See also the below complementary form of the subgroup property from my prior post.
Theorem $\ $ A nonempty subset $\rm\:S\:$ of abelian group $\rm\:G\:$ comprises a subgroup $\rm\iff\ S\ + \ \bar S\ =\ \bar S\ $ where $\rm\: \bar S\:$ is the complement of $\rm\:S\:$ in $\rm\:G$
Instances of this are ubiquitous in concrete number systems, e.g.
transcendental algebraic * nonalgebraic = nonalgebraic if nonzero rational * irrrational = irrational if nonzero real * nonreal = nonreal if nonzeroeven + odd = odd additive example integer + noninteger = noninteger
if $2n/3$ were an integer, then $n/3 = 4n/3 - n = 2*(2n/3) - n$ would also be an integer.
Contradiction.
Assume by contradiction that 2n/3 is an integer m and deduce from here that 3 divides n.

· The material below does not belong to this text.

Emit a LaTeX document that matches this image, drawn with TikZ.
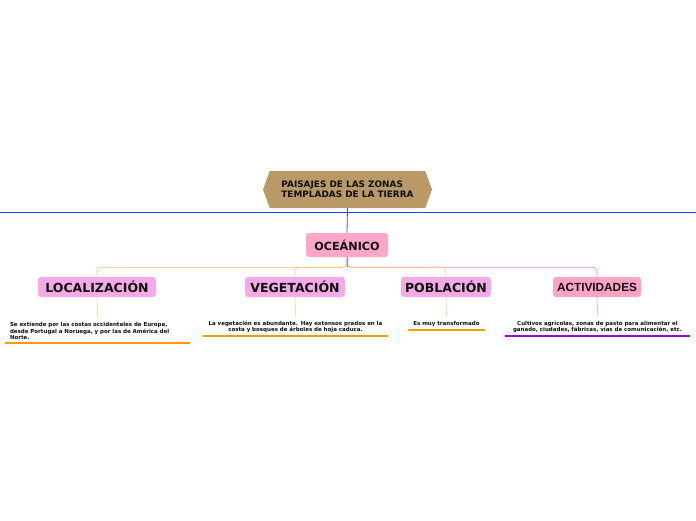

Hint: think about the prime factorisation of n.
Every integer $n$ can be written in the form $n = 3a + b$ where $a$ is an integer and $b$ is one of $0,1,2$. Now $n/3$ is an integer exactly when $b = 0$. Consider the representation of $2n$. There are three cases.
If $b = 0$ then $2n = 3(2a)$.
If $b = 1$ then $2n = 3(2a) + 2$.
If $b = 2$ then $2n = 3(2a+1) + 1$ since $4 = 3 + 1$.
So $2n/3$ is an integer only if $b = 0$, i.e. only if $n/3$ is an integer. And vice versa.
Another way, is $\frac{2n}{3}$ is an integer iff $3\mid 2n$, but $3$ being prime implies that $3\mid 2$ or $3\mid n$, as the first cannot be, then $3\mid n$, and $3\mid n$ iff $\frac{n}{3}$ in an integer. See Euclid's lemma, also note that there´s no use of the prime factorization.
If (n/3) is not an integer, then n is not divisible by 3. If n is not divisible by 3, then (2*n) is not divisible by 3. Therefore, if (n/3) is not an integer, neither is ((2*n)/3).
If $2n/3$ is an integer it is either odd or even. If it is even then $n/3$ is also an integer. If it is odd then so is $3\cdot (2n/3)=2n$, but this is clearly even.